Introducing ICEPerf.com
Then we had Dan Jenkinks, founder and CEO of Nimble Ape and Everycast Labs and the organizer of the CommCon. He talked about ICEPerf.com, an open-source project that helps you analyze the performance of a STUN and TURN server. He explained what it tests (time to receive a candidate, the latency through a TURN and the throughput through a TURN), how it works and showed us some metrics of the most used TURN providers (Twilio, Xirsys, Cloudflare, Metered and ExpressTURN). Again, you can check my RTC.ON conference post for newer updates regarding ICEPerf.com.
Zen and the Art of Audio/AI Storytelling
Evan McGee (CEO of Everlit and CTO and founder of SignalWire) was the next speaker. He talked about storytelling, the audio quality and the effects of it. He mentioned NPR (National Public Radio) and Walt Disney Imagineering (park sound design), great examples of why high-quality and good sound design is important. Then he listed some interesting AI tools for music generation (Suno), sound effects (Eleven Labs), voice cloning (Eleven Labs, Play.ht, Speechify, VALL-EX, VoiceCraft), text to speech (Tortoise v2), color/tone transfer (OpenVoice) and audio watermarking (Audiowmark, WaveMark). It was a really interesting and engaging talk about audio AI processing.
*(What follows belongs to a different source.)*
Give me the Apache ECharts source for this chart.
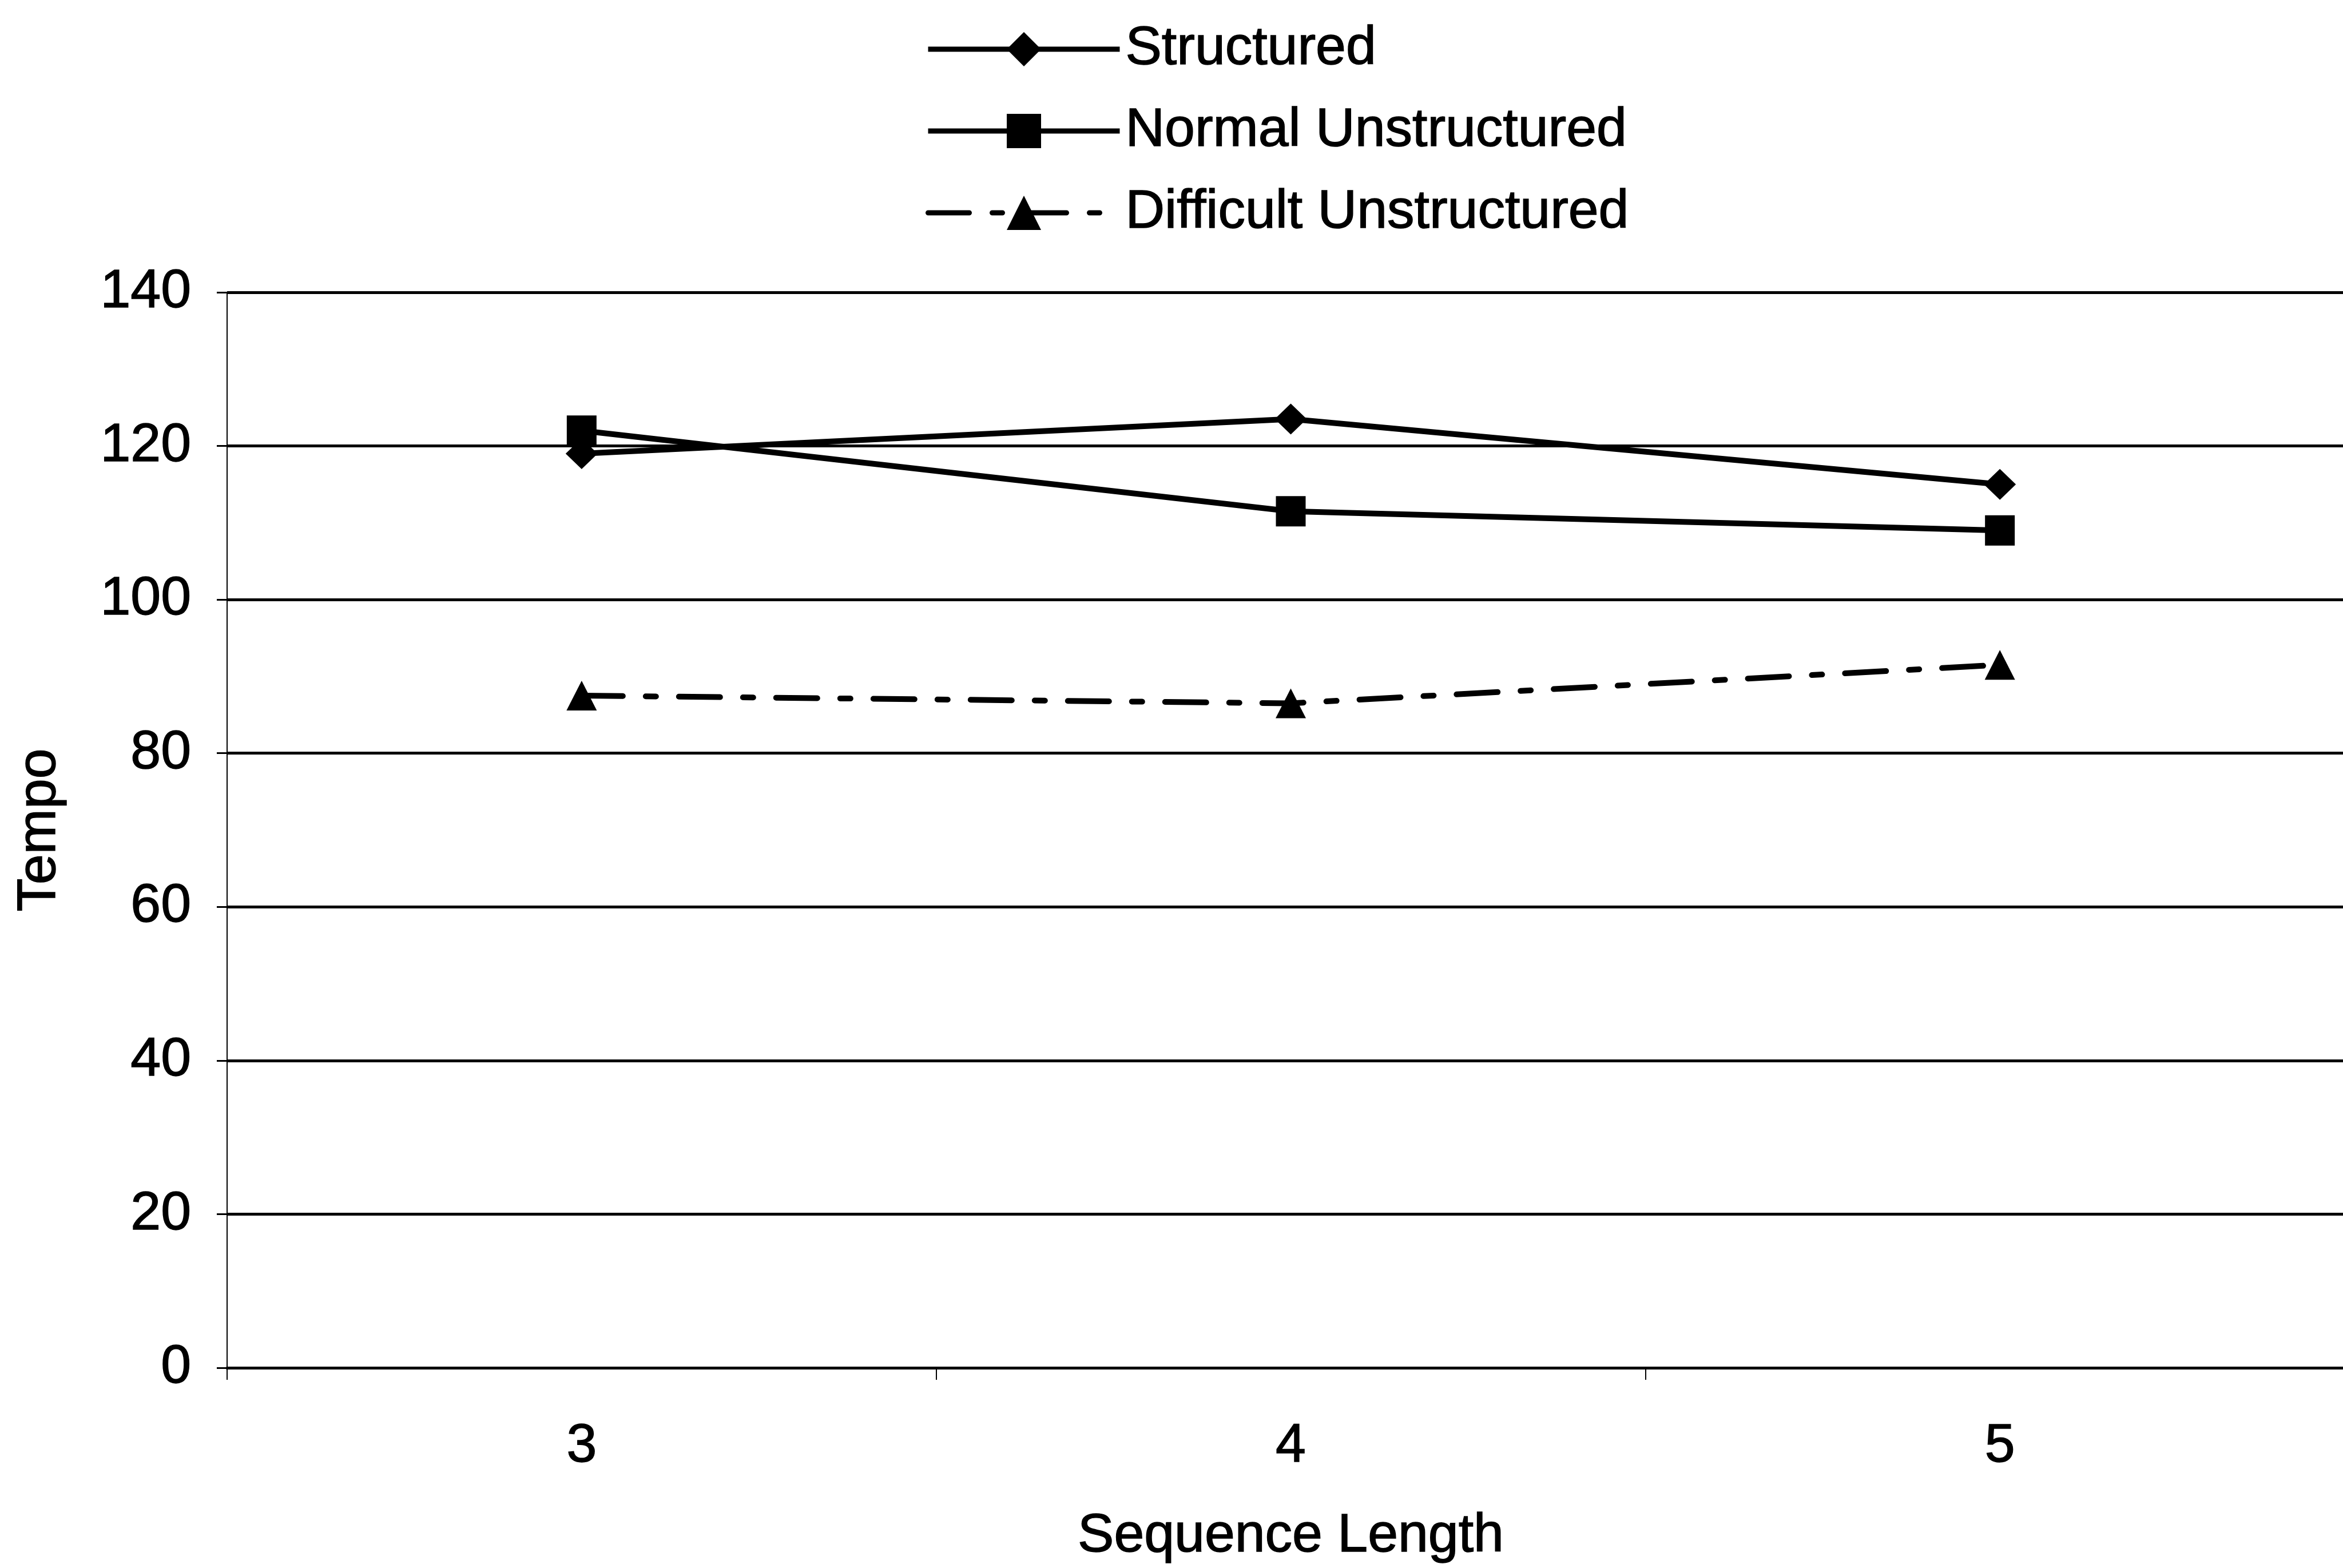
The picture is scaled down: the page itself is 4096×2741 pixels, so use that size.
<!DOCTYPE html>
<html>
<head>
<meta charset="utf-8">
<script src="https://cdn.jsdelivr.net/npm/echarts@6/dist/echarts.min.js"></script>
<style>
html,body{margin:0;padding:0;background:#fff;}
#chart{width:4096px;height:2741px;}
</style>
</head>
<body>
<div id="chart"></div>
<script>
const categories = ['3', '4', '5'];
const seriesNames = ['Structured', 'Normal Unstructured', 'Difficult Unstructured'];
const structured = [119, 123.5, 115];
const normalUnstructured = [122, 111.5, 109];
const difficultUnstructured = [87.5, 86.5, 91.5];
const yTicks = { min: 0, max: 140, interval: 20 };

const FONT = "'Liberation Sans', Arial, sans-serif";
const TXT = { fontFamily: FONT, fontSize: 95, color: '#000', textBorderColor: '#000', textBorderWidth: 1.5 };
const chart = echarts.init(document.getElementById('chart'), null, { renderer: 'canvas' });

chart.setOption({
  backgroundColor: '#fff',
  animation: false,
  legend: {
    orient: 'vertical',
    left: 1613,
    top: 31,
    itemWidth: 335,
    itemHeight: 75,
    itemGap: 43,
    lineStyle: { width: 9 },
    textStyle: Object.assign({}, TXT, { lineHeight: 100, padding: [0, 0, 0, 5] }),
    data: seriesNames
  },
  grid: {
    left: 397,
    right: -20,
    top: 511,
    bottom: 350,
    containLabel: false,
    outerBoundsMode: 'none'
  },
  xAxis: {
    type: 'category',
    data: categories,
    boundaryGap: true,
    name: 'Sequence Length',
    nameLocation: 'middle',
    nameGap: 247,
    nameTextStyle: TXT,
    axisLine: { show: true, lineStyle: { color: '#000', width: 5 } },
    axisTick: { show: true, length: 21, interval: 0, lineStyle: { color: '#000', width: 2 } },
    axisLabel: Object.assign({}, TXT, { margin: 90 }),
    splitLine: { show: false }
  },
  yAxis: {
    type: 'value',
    min: yTicks.min,
    max: yTicks.max,
    interval: yTicks.interval,
    name: 'Tempo',
    nameLocation: 'middle',
    nameGap: 280,
    nameTextStyle: TXT,
    axisLine: { show: true, lineStyle: { color: '#000', width: 2 } },
    axisTick: { show: true, length: 18, lineStyle: { color: '#000', width: 3 } },
    axisLabel: Object.assign({}, TXT, { margin: 63 }),
    splitLine: { show: true, lineStyle: { color: '#000', width: 5 } }
  },
  series: [
    {
      name: seriesNames[0],
      type: 'line',
      data: structured,
      symbol: 'diamond',
      symbolSize: [56, 54],
      lineStyle: { color: '#000', width: 10 },
      itemStyle: { color: '#000' },
      z: 3
    },
    {
      name: seriesNames[1],
      type: 'line',
      data: normalUnstructured,
      symbol: 'rect',
      symbolSize: [52, 53],
      lineStyle: { color: '#000', width: 10 },
      itemStyle: { color: '#000' },
      z: 4
    },
    {
      name: seriesNames[2],
      type: 'line',
      data: difficultUnstructured,
      symbol: 'triangle',
      symbolSize: [53, 52],
      lineStyle: { color: '#000', width: 10, type: [72, 40, 18, 40], cap: 'round' },
      itemStyle: { color: '#000' },
      z: 3
    }
  ]
});
</script>
</body>
</html>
WebRTC, FFMPEG and RDMA – Real-time uncompressed workflows for media production
Then David Atkins (CEO at 3adesign) talked about processing real-time media for live event production. They decided to go cloud and also to process uncompressed media because in some cases they have too much input (many 4k cameras recording at the same time). He talked about the FFMPEG plugin they created to use as input and output devices. Then he explained some diagrams of the media processing and the architecture. He finished with a demo, showing how their web app works, that you can switch between multiple inputs and that you can customize your own view (multiple components).
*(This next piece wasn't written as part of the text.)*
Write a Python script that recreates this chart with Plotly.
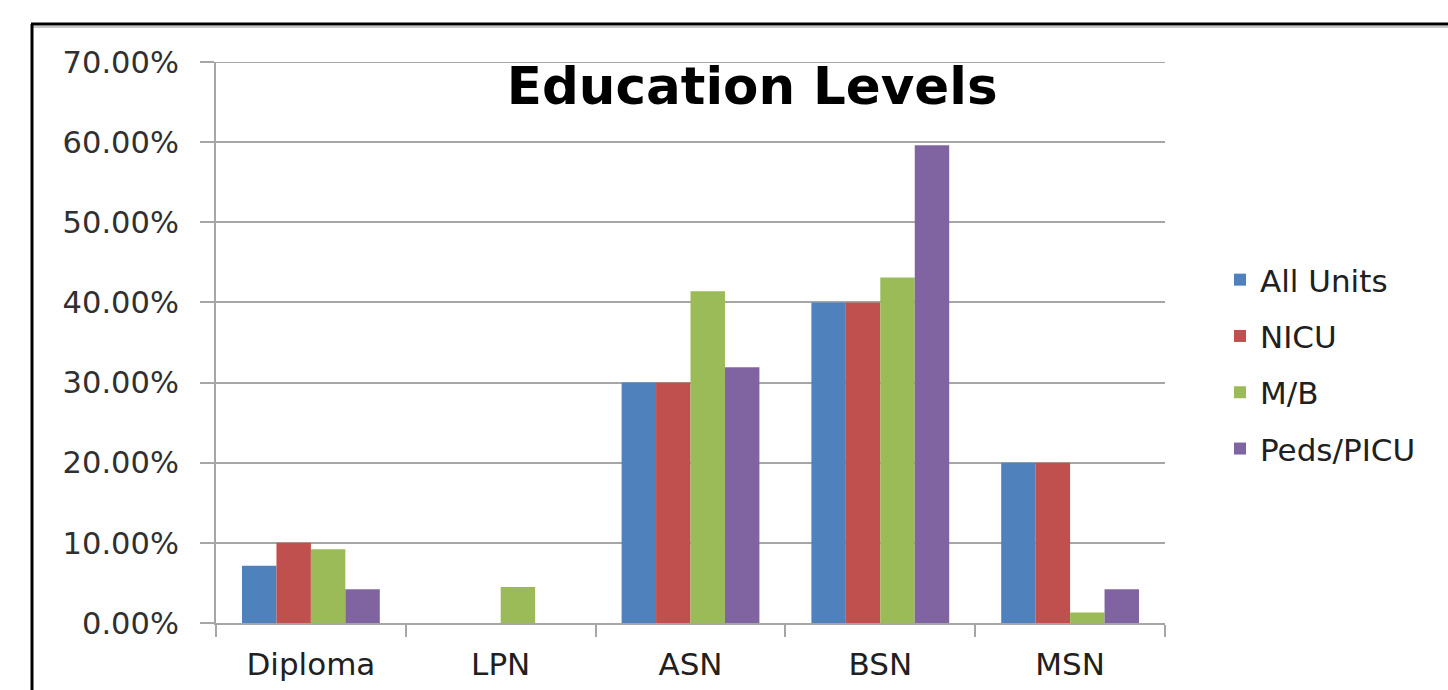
import plotly.graph_objects as go

categories = ["Diploma", "LPN", "ASN", "BSN", "MSN"]
all_units = [0.0714, 0.0, 0.30, 0.40, 0.20]
nicu = [0.10, 0.0, 0.30, 0.40, 0.20]
mb = [0.092, 0.045, 0.414, 0.431, 0.013]
peds_picu = [0.042, 0.0, 0.319, 0.596, 0.042]

series_names = ["All Units", "NICU", "M/B", "Peds/PICU"]
series_values = [all_units, nicu, mb, peds_picu]
colors = ["#4F81BD", "#C0504D", "#9BBB59", "#8064A2"]

W, H = 1448, 690
L, R, T, B = 216, 283, 62, 67

fig = go.Figure()
for i, (name, vals, col) in enumerate(zip(series_names, series_values, colors)):
    fig.add_trace(go.Bar(
        x=categories, y=vals, name=name, marker_color=col,
        marker_line_width=0, legendgroup=name,
    ))

font_family = "DejaVu Sans"
grid_col = "#A6A6A6"

fig.update_layout(
    width=W, height=H,
    margin=dict(l=L, r=R, t=T, b=B, pad=0, autoexpand=False),
    paper_bgcolor="white", plot_bgcolor="white",
    barmode="group", bargap=0.274, bargroupgap=0,
    font=dict(family=font_family, color="#404040", size=28),
    title=dict(
        text="<b>Education Levels</b>",
        font=dict(family=font_family, size=51.5, color="black"),
        x=0.565, xref="paper", xanchor="center",
        y=1 - 86 / H, yref="container", yanchor="middle",
    ),
    showlegend=True,
    legend=dict(
        x=(1220 - L) / (W - L - R), xanchor="left",
        y=(H - B - 253) / (H - T - B), yanchor="top",
        font=dict(family=font_family, size=31, color="#202020"),
        tracegroupgap=13, itemwidth=30, bgcolor="rgba(0,0,0,0)",
    ),
    xaxis=dict(
        type="category", showline=True, linecolor=grid_col, linewidth=2,
        ticks="outside", tickson="boundaries", ticklen=12, tickcolor=grid_col,
        tickwidth=2, showgrid=False, ticklabelstandoff=13, automargin=False,
        tickfont=dict(family=font_family, size=31, color="#202020"),
    ),
    yaxis=dict(
        range=[0, 0.7], dtick=0.1, tickformat=".2%",
        showgrid=True, gridcolor=grid_col, gridwidth=2,
        showline=True, linecolor=grid_col, linewidth=2,
        ticks="outside", ticklen=14, tickcolor=grid_col, tickwidth=2,
        zeroline=False, ticklabelstandoff=15, automargin=False,
        tickfont=dict(family=font_family, size=30.5, color="#303030"),
    ),
)

pw = W - L - R
ph = H - T - B
def px_x(p):
    return (p - L) / pw
def px_y(p):
    return (H - B - p) / ph

# top gridline at the axis maximum
fig.add_shape(type="line", xref="paper", yref="y",
              x0=0, x1=1, y0=0.7, y1=0.7,
              line=dict(color=grid_col, width=2))

# outer frame (top and left edges visible)
fig.add_shape(type="line", xref="paper", yref="paper",
              x0=px_x(31), x1=px_x(W + 5), y0=px_y(24), y1=px_y(24),
              line=dict(color="black", width=3))
fig.add_shape(type="line", xref="paper", yref="paper",
              x0=px_x(31), x1=px_x(W + 5), y0=px_y(27), y1=px_y(27),
              line=dict(color="#C8C8C8", width=2))
fig.add_shape(type="line", xref="paper", yref="paper",
              x0=px_x(32), x1=px_x(32), y0=px_y(24), y1=px_y(H + 5),
              line=dict(color="black", width=3))

fig.write_html("out.html")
Exploring the Future of Real-Time Communication with WebCodecs and WebTransport
Next was Manish Kumar Pandit (Dyte). He talked about WebCodecs and WebTransport and why they are important in RTC. He started by listing some of the pros and cons of WebRTC, and gave an introduction to WebCodecs (encoders/decoders) and WebTransport. He explained that WebTransport uses HTTP3 over QUIC, with some benefits over HTTP2, and compared their protocol layers and the handshake flow between them. He finished with a demo, using WebCodecs and WebTransport to send media from a peer to the server and back to another peer.
No feedback welcome
The last talk was by Christoph Guttandin (Media Codings). He started by defining audio feedback and echo cancellation and explaining that different browsers have different echo cancellation implementations. Then he listed the benefits and downsides of using echo cancellation. Next, he ran a demo playing some audio with and without echo cancellation, showing the audio correlation in both examples. Lastly, he mentioned noise suppression, which automatically detects noise, but that is highly subjective and we have no control over it.
Thanks, CommCon!
CommCon is an event for real-time and open media folks to get together, share their knowledge and celebrate all things open source and open standards. It definitely checked off all of those boxes for me, and I hope to attend their events again!